In today’s terms, in 50 years time, it will cost each working age person in the UK £700 more per year to pay for state pensions and other pensioner benefits than it does now.

In Scotland, the position is much worse – it will cost another £1,100 per working age person to pay for pensioner benefits.

So the SNP have some serious questions to answer.

First and foremost, how would they pay for this?

Extra money would be required to meet Scotland’s demographic pressures.

Whilst both oil and gas revenues are projected to decrease significantly over the next decade, and remain minimal thereafter.

So having laid out the facts, the question mark remains:

Higher taxes?

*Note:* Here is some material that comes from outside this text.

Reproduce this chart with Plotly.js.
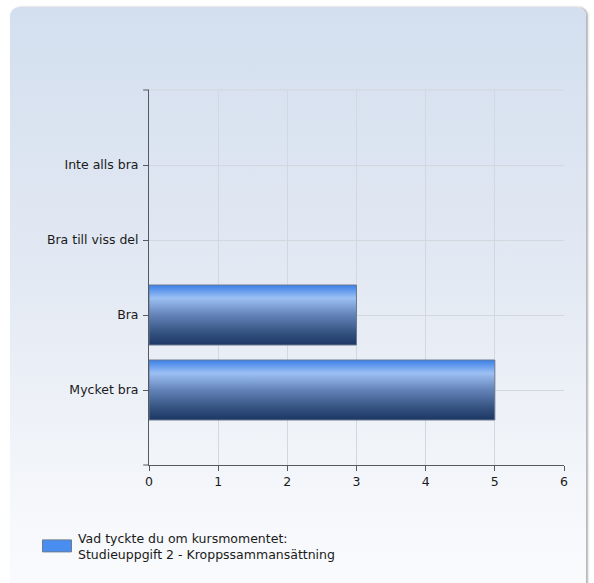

More borrowing?

Or in the minds of Scottish people: “if Scotland goes it alone, will I pay more… or will the state pay more?”

The question of future pensions provision is a legitimate one… and in the context of welfare, I believe the biggest single question that those seeking independence must answer.


United… we are in a stronger position to respond these challenges…

… sharing both the resources and risks…

… able to sustain welfare spending on the back of broader shoulders.

The great strength of the UK’s welfare system is that help goes to the parts of the country where the need is greatest.

Today, for some benefits, that may be in parts of Scotland.

Tomorrow, as circumstances change, it may be somewhere else.

Wherever, the commitment is the same – a strength of the UK that is widely recognised in Scotland.

So when people here come to cast their vote in the referendum, I hope they will vote for a Scotland that continues to play a central role in our United Kingdom….

… and one that would not allow a disproportionate burden to fall on people working in Scotland to pay for the increasing cost of pensions.

Pulling together when times are tough.

Working together, so that everyone has the chance to play a full part in our shared future.

Together, united in a common purpose for the common good…

… we can be sure that there is a secure welfare safety net in place now…

… and one which will endure in future.